_What is asked_
Search the material for the word "matplotlib" and report each line where it turns up.

_Material_
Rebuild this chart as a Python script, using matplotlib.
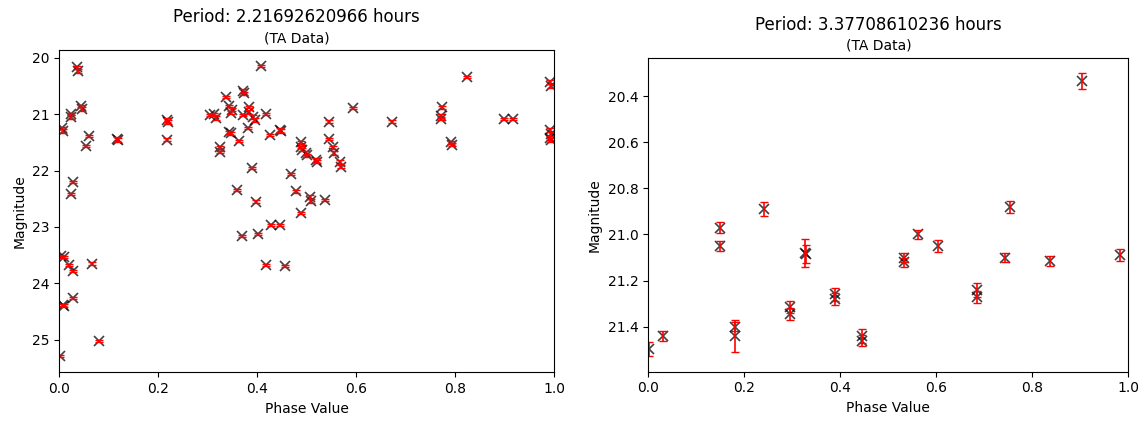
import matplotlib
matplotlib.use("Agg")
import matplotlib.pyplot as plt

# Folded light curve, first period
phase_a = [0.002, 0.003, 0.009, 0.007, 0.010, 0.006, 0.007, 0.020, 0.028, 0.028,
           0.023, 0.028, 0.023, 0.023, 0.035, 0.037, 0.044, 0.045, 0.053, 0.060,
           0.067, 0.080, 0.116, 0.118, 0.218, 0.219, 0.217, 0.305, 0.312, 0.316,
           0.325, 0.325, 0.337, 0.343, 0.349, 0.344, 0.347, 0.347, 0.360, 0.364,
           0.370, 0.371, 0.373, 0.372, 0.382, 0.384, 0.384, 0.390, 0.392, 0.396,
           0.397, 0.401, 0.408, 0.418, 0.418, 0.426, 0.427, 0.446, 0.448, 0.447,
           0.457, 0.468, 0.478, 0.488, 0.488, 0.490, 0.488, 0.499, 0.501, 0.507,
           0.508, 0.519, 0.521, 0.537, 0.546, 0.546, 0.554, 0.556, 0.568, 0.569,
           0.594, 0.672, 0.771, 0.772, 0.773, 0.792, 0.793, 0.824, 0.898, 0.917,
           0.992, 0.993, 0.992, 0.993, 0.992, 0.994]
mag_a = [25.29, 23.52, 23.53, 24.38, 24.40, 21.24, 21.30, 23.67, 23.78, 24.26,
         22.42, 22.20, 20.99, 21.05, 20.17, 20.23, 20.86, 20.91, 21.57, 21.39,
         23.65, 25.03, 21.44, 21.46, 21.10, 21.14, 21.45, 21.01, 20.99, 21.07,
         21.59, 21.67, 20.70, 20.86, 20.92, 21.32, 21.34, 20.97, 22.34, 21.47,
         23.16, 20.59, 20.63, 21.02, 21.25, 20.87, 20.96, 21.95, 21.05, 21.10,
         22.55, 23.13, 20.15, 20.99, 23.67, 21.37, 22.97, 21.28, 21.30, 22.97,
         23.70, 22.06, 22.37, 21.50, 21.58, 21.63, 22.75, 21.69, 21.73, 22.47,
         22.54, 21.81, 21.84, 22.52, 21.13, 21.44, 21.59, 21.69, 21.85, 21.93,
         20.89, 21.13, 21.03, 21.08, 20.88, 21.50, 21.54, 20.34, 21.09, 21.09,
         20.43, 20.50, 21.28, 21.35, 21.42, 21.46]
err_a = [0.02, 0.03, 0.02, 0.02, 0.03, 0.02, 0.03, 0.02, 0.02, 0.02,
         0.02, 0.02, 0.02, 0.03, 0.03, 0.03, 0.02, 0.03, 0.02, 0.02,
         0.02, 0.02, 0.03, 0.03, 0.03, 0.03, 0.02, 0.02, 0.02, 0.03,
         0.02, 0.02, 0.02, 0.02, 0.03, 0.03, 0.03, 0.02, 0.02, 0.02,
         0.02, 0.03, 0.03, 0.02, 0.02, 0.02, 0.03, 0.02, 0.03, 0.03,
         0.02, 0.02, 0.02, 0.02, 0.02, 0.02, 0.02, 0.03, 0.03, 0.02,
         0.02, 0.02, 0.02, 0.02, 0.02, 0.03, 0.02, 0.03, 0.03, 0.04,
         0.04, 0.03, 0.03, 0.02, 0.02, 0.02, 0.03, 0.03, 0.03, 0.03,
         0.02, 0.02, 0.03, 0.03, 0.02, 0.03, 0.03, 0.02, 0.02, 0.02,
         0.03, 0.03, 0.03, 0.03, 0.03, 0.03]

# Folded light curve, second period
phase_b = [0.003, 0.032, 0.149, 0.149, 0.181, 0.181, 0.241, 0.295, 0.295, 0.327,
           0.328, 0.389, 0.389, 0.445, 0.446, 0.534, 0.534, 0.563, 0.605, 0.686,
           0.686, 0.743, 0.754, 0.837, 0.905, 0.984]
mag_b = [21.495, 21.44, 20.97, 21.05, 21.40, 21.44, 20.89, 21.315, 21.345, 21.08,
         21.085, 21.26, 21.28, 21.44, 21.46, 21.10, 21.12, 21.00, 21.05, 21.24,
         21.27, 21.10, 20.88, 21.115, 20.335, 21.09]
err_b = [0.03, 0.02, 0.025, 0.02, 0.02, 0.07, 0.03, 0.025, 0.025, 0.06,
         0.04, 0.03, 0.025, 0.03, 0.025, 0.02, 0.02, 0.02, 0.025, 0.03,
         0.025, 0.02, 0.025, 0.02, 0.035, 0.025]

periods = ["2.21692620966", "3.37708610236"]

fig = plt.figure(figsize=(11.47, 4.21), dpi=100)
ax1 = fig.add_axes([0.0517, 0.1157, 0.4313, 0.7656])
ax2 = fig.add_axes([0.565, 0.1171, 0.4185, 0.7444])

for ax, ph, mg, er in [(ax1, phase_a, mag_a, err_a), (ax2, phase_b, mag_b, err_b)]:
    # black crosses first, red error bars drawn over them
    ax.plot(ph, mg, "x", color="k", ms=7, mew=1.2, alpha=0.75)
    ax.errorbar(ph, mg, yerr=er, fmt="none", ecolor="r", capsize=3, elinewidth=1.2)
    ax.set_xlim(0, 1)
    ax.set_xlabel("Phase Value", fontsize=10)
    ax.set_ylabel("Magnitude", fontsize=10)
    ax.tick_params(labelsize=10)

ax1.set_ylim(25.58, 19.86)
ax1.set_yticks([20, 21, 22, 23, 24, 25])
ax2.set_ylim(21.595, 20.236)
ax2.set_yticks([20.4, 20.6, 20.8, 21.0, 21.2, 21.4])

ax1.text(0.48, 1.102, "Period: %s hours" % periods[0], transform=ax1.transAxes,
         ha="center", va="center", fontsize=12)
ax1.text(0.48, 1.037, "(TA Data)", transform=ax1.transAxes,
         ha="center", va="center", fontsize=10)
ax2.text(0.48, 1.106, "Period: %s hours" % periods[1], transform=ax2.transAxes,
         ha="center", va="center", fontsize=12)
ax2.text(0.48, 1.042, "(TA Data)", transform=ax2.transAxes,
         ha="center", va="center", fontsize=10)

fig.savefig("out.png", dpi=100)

_Result of the exercise_
Rebuild this chart as a Python script, using matplotlib.
import matplotlib
matplotlib.use("Agg")
import matplotlib.pyplot as plt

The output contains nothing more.